Do Missing Values Influence Outcomes in a Cross-sectional Mail Survey?

Mayo Clin Proc Innov Qual Outcomes. 2021 Jan 19;5(1):84-93. doi: 10.1016/j.mayocpiqo.2020.09.006. eCollection 2021 Feb.

Abstract

Objective: To determine the effects of missing and inconsistent data on a weight management mail survey results.

Patients and methods: Weight management surveys were sent to 5000 overweight and obese individuals in the Learning Health System Network. Survey information was collected between October 27, 2017, and March 1, 2018. Some participants reported body mass index (BMI) values inconsistent with the intended overweight and obese sampling cohort. Analyses were performed after excluding these surveys and also performed again after setting these low BMI values to missing. Models were run after imputing missing values using expectation-maximization, Markov chain Monte Carlo, random forest imputation, multivariate imputation by chained equations, and multiple imputation and replacing missing BMI values with the minimum, maximum, mean, or median of the known BMI values.

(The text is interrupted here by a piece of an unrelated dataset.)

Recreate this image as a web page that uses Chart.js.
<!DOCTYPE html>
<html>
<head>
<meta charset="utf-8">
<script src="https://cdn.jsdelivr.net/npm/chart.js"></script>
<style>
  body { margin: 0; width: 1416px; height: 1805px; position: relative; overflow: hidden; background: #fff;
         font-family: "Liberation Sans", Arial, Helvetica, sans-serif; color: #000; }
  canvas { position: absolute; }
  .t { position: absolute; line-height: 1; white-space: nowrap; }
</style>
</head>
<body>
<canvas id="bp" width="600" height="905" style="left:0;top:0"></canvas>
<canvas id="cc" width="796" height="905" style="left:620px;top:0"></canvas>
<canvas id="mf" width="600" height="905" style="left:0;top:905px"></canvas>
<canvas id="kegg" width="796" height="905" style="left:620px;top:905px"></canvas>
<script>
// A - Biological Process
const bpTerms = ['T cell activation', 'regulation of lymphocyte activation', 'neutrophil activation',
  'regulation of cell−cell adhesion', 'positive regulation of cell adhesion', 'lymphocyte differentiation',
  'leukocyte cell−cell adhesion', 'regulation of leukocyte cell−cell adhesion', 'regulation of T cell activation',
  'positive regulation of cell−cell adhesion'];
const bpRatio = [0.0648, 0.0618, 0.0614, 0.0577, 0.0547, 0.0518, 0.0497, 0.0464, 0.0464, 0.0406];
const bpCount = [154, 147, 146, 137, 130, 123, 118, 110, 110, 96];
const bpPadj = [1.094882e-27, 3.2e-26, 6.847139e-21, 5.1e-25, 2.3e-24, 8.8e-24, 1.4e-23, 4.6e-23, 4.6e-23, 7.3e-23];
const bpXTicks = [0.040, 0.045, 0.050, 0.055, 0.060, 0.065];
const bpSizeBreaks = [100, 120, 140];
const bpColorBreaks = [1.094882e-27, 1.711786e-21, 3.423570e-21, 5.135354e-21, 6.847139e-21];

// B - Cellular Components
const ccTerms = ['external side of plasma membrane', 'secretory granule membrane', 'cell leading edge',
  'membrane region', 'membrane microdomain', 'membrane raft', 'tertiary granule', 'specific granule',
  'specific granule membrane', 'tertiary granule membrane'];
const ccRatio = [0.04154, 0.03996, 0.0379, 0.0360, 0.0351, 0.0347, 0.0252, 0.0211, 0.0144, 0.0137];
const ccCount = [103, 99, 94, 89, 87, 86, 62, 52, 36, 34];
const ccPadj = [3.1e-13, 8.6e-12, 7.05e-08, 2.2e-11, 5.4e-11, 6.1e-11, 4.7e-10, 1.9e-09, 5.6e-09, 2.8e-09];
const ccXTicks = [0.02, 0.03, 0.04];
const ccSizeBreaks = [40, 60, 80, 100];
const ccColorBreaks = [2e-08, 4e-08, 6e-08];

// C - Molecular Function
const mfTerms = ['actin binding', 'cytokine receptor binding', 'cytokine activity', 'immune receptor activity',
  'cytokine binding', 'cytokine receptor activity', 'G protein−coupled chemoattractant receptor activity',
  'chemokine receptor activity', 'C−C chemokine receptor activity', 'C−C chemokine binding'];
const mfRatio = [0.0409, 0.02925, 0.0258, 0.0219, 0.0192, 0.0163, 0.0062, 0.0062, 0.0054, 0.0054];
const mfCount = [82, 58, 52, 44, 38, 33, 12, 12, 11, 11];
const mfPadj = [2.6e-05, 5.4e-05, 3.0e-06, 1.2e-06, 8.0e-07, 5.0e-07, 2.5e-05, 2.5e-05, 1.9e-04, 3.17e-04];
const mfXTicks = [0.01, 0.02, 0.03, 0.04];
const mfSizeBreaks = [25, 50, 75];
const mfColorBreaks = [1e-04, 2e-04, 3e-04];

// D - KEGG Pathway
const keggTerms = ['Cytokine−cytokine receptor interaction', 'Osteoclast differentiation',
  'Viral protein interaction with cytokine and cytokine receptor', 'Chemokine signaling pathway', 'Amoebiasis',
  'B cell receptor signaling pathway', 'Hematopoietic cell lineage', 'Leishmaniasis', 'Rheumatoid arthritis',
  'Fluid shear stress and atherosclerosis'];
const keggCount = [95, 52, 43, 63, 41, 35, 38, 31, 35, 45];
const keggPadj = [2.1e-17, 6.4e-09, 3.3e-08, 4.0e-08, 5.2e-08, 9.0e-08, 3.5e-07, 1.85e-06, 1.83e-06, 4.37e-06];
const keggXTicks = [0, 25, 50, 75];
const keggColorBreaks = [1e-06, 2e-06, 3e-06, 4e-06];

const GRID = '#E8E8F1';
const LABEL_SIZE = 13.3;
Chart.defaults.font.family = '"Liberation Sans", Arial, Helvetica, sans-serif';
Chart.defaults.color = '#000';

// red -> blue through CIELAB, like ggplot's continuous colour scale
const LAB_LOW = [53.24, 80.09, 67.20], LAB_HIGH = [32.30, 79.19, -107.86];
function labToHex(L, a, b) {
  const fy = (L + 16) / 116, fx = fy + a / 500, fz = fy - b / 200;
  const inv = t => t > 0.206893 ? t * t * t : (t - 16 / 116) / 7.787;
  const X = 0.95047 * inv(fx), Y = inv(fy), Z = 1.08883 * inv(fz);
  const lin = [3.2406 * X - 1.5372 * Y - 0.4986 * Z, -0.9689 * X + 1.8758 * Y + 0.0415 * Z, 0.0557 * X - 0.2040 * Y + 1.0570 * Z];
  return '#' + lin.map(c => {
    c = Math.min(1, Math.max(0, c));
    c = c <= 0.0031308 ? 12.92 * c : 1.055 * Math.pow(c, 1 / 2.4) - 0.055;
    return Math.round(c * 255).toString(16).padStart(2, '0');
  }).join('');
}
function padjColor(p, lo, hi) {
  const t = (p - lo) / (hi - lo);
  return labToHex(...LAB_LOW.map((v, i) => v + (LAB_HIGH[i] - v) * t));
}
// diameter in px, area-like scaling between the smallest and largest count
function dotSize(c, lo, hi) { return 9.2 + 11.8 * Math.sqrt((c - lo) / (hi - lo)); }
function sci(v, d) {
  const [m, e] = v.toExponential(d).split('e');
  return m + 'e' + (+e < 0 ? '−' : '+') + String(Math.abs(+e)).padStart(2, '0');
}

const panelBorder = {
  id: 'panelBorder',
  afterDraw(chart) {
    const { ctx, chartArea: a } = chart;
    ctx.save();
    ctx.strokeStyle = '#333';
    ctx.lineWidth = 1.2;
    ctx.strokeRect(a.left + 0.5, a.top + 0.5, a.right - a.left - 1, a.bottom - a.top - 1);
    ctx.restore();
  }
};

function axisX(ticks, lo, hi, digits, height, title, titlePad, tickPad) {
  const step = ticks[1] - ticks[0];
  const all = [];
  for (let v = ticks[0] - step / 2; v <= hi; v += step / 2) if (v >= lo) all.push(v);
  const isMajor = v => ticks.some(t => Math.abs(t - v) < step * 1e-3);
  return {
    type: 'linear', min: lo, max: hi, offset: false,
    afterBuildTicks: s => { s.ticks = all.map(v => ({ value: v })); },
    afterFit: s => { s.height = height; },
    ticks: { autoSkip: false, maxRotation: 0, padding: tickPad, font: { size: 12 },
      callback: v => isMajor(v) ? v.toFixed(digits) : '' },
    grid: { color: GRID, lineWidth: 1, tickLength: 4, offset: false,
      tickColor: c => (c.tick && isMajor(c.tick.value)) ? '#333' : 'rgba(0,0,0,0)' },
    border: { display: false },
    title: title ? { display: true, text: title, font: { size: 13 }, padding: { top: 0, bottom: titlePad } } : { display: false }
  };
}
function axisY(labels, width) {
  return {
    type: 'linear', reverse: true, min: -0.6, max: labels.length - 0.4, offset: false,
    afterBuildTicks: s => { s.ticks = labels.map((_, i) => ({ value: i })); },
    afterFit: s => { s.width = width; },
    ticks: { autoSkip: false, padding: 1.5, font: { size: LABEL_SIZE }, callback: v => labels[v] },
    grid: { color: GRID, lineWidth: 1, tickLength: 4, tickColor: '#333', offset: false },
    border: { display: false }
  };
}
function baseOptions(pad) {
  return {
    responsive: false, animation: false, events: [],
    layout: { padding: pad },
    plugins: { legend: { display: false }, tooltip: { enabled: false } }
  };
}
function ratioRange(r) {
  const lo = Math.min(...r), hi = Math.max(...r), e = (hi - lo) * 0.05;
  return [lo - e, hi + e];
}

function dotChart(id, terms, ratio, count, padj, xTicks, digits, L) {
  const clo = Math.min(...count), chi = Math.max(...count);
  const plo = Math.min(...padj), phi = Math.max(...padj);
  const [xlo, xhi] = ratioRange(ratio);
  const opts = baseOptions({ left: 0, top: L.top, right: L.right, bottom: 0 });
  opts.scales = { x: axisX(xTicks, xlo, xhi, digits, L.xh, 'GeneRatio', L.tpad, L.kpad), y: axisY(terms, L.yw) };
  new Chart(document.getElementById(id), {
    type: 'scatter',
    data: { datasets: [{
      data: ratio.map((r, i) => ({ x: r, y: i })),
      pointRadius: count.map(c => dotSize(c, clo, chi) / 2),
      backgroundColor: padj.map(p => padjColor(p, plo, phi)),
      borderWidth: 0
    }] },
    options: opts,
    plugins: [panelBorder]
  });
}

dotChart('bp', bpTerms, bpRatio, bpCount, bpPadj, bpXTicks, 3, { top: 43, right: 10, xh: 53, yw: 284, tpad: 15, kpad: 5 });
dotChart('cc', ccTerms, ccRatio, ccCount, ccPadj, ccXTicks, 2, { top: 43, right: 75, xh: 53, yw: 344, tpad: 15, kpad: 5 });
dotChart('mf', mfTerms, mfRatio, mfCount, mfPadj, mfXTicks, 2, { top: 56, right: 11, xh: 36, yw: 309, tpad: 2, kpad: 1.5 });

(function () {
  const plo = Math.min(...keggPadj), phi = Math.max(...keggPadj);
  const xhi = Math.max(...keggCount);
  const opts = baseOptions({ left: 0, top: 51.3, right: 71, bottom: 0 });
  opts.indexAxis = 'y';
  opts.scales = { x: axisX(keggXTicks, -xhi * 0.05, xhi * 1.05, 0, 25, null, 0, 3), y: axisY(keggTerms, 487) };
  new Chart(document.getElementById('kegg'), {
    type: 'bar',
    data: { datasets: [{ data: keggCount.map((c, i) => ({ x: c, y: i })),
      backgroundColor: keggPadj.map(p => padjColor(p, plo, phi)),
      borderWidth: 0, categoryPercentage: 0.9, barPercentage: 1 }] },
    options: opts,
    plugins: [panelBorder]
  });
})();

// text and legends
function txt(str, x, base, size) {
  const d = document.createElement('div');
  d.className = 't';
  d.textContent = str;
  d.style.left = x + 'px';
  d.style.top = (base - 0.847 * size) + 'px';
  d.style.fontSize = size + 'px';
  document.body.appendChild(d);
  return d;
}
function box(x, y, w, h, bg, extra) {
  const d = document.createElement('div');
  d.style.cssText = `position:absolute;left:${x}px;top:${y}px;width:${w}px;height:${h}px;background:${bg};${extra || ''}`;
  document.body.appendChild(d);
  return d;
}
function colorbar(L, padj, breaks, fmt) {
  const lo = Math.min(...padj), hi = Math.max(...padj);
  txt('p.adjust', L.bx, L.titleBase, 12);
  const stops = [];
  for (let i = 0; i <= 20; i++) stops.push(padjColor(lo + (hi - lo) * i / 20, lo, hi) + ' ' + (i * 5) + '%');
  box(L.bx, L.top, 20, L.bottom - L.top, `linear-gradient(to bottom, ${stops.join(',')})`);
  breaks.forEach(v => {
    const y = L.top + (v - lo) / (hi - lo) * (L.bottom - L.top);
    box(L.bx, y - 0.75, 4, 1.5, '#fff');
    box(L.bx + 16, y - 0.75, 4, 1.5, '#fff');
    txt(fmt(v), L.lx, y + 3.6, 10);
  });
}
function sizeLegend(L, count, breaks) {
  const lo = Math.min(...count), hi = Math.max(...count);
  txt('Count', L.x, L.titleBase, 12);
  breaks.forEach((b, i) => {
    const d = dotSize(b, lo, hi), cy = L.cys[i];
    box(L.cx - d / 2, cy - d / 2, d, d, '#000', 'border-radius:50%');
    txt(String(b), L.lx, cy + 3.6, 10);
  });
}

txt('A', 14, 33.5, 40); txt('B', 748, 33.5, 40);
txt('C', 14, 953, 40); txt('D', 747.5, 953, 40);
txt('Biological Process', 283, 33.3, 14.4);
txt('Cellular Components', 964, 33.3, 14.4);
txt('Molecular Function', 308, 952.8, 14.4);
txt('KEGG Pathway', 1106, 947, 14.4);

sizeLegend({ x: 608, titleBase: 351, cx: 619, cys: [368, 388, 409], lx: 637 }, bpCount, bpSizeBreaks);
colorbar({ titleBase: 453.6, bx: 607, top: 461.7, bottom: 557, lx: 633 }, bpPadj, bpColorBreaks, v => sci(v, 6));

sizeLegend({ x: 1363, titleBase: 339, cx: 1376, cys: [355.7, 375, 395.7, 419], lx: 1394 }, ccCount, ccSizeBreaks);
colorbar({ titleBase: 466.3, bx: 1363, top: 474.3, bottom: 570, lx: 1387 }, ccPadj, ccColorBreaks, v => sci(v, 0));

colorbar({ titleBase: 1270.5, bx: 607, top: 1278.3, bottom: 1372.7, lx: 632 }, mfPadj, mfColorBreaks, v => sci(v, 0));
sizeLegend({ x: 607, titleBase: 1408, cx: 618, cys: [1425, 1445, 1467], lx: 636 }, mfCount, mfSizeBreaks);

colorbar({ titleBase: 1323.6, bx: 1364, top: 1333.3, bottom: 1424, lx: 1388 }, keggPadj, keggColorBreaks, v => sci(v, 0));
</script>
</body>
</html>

Results: Of 2799 surveys, 222 (8%) had missing BMI values and 155 (6%) reported invalid BMI values. Overall, 725 of these 2799 surveys (26%) were missing at least 1 variable that was essential to the main analyses. Different imputation methods consistently found that BMI was related to age, sex, race, marital status, and education. Patients with a BMI of 35.0 kg/m2 or greater were more likely to feel judged because of their weight, and patients with a BMI of 40.0 kg/m2 or greater were more likely to feel they were not always treated with respect and treated as an equal.

Conclusion: Analyses using different imputation methods were consistent with the original published results. Missing data likely did not affect the study results.

Keywords: BMI, body mass index; MAR, missing at random; MCAR, missing completely at random; MCMC, Markov chain Monte Carlo; MNAR, missing not at random; OR, odds ratio.